§ Source excerpt
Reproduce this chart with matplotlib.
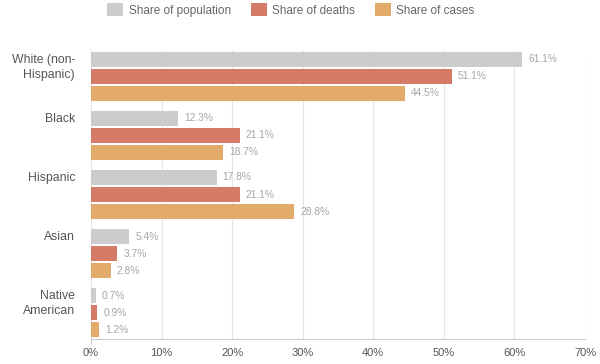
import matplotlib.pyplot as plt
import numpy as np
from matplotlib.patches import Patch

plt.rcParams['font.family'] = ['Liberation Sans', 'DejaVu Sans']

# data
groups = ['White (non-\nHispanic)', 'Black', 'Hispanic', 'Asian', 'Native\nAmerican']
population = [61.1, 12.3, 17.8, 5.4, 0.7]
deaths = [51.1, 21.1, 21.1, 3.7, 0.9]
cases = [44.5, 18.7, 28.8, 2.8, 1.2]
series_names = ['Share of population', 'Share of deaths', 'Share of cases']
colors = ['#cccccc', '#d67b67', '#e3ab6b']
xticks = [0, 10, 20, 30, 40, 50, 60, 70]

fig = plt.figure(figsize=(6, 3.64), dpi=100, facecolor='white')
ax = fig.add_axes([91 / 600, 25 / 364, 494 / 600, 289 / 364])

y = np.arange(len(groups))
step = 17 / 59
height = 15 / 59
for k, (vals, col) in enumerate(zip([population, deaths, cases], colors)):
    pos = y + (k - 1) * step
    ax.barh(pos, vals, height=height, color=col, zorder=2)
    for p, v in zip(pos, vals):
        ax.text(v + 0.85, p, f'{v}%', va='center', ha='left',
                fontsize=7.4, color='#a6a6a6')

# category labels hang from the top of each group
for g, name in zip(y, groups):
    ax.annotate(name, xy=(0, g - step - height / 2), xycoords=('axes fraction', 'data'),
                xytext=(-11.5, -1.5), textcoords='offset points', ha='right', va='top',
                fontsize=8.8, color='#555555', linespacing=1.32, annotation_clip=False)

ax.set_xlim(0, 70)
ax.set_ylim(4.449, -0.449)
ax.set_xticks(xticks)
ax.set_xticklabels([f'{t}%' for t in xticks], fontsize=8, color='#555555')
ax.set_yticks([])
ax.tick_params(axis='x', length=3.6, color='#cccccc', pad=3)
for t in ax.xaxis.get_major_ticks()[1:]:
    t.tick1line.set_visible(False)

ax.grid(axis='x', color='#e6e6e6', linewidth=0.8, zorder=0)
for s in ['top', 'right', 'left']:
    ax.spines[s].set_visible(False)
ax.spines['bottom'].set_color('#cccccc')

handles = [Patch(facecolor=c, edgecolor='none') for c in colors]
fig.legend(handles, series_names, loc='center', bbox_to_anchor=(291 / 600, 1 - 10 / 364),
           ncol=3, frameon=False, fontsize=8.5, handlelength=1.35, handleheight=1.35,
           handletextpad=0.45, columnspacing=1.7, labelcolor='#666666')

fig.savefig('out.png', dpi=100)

§ Exercise
Return all lines with the word "matplotlib" in them.

§ Response to this exercise
Reproduce this chart with matplotlib.
import matplotlib.pyplot as plt
from matplotlib.patches import Patch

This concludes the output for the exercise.